Until Trump’s announcement yesterday, Gaffney may have been suffering from a lack of mainstream acceptance, but that hasn’t slowed his ability to raise considerable sums of money. CSP raised $3.55 million in 2013 and $2.04 million in 2014.

The list of Gaffney’s group’s most reliable funders features a few surprises. According to donor rolls I acquired and published last year, Gaffney received funding in 2013 from well-known conservative foundations, including $50,000 from the Lynde & Harry Bradley Foundation and $175,000 from the Sarah Scaife Foundation. Both have histories of supporting Islamophobia. Gaffney’s funders also include Boeing ($25,000); General Dynamics ($15,000); Lockheed Martin ($15,000); Northrup Grumman ($5,000); Raytheon ($20,000); and General Electric ($5,000).

At the time, Lockheed emphasized to me that it “does not have an ongoing relationship with the Center for Security Policy” and Raytheon said they had “no plans to provide further funding to the organization.”

Most of these companies told me that their contributions went to support a dinner honoring the late chairman of the House Appropriations Subcommittee on Defense Bill Young, but Boeing acknowledged providing “general support” to CSP. (When journalist Steve Clemons asked a Boeing official about its support for Gaffney back in 2008, he replied: “I don’t know — but I can’t possibly believe that that would be the case.

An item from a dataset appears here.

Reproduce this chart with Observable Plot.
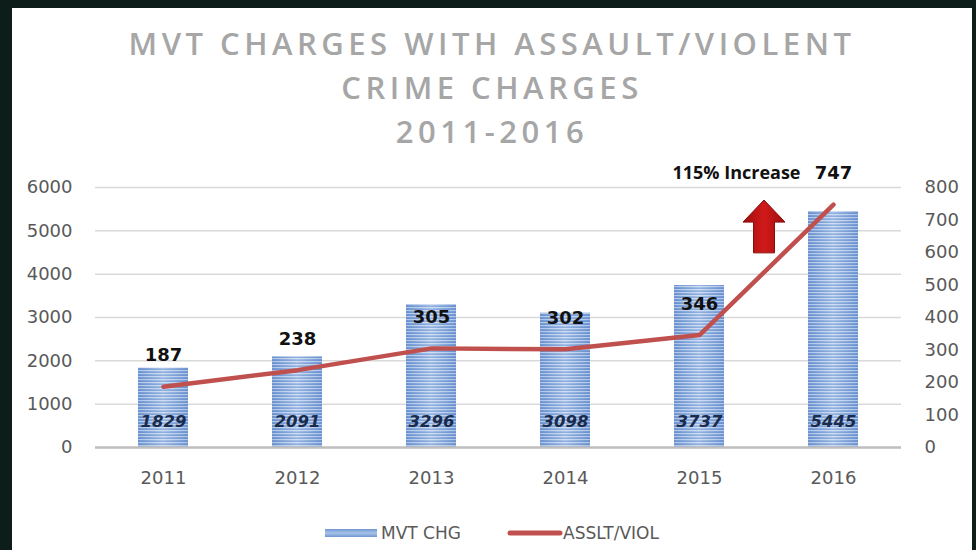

That just can’t be true. No way. I’ll check it out right away.” Clemons heard nothing further.)

Gaffney may have established his bona fides with Donald Trump on Sept. 9, when CSP co-sponsored a joint Ted Cruz (R-Texas) and Trump rally opposing the Iran nuclear deal. But even before then, Gaffney had embraced Trump’s divisive message on immigration.

In an August blog post titled “Embrace Trump’s Immigration Platform,” Gaffney praised the GOP front-runner for “driving the political establishment crazy” by laying “out a position on immigration reform at odds with the open borders agenda favored by both parties’ leadership and special interests.”

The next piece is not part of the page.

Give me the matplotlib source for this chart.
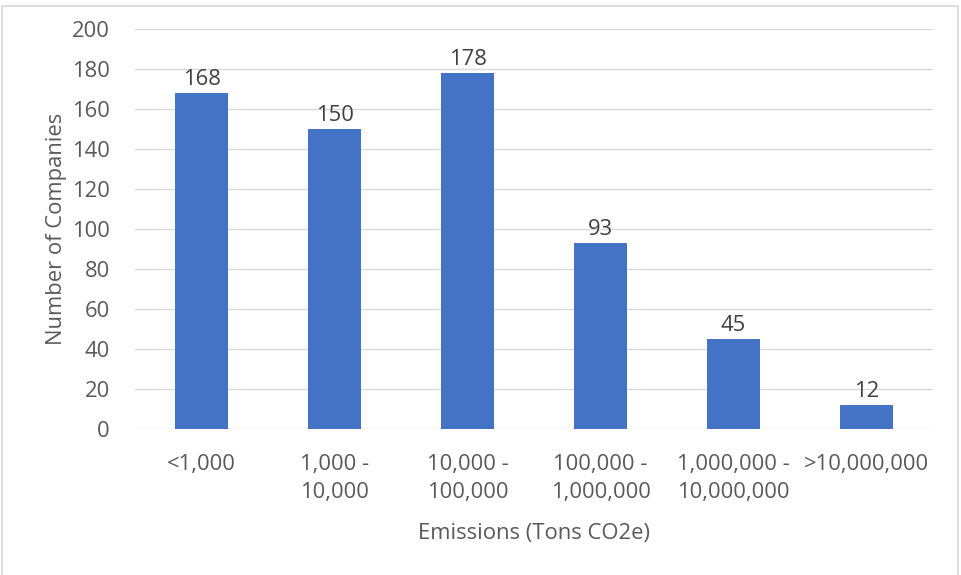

Indeed, one need not look far to draw close parallels between the anti-Muslim policies promoted by Gaffney and the statements emerging from the Trump campaign. A June press release to promote the release of the poll cited in Trump’s statement yesterday pointed to “the necessity for enhanced surveillance of Muslim communities” and called for “careful consideration and urgent debate” about “refugee resettlement, asylum, and other immigration programs that are swelling their numbers and density.”

Following Trump’s announcement, Gaffney defended Trump’s position on Muslim immigration, saying that “suspending their further immigration is just prudent.”

In Washington, organizations with benign names and 501(c)3 and 501(c)4 statuses perform important roles as an echo chamber for public policy debates in the Beltway, often in ways that voters are completely unaware.

Gaffney’s Center for Security Policy is hardly a household name, nor is there much evidence that Gaffney would want it to be, but CSP’s misleading polling on American Muslims is now playing a central role in the national discourse on immigration policy and how to respond to the San Bernardino shooting attack.

Between Trump’s calls for a national registry of Muslims and a ban on Muslim immigration, it appears that through coincidence or outright collaboration, Trump is building an immigration and anti-Muslim policy framework that closely mirrors the statements and proposals advocated by Frank Gaffney and the Center for Security Policy.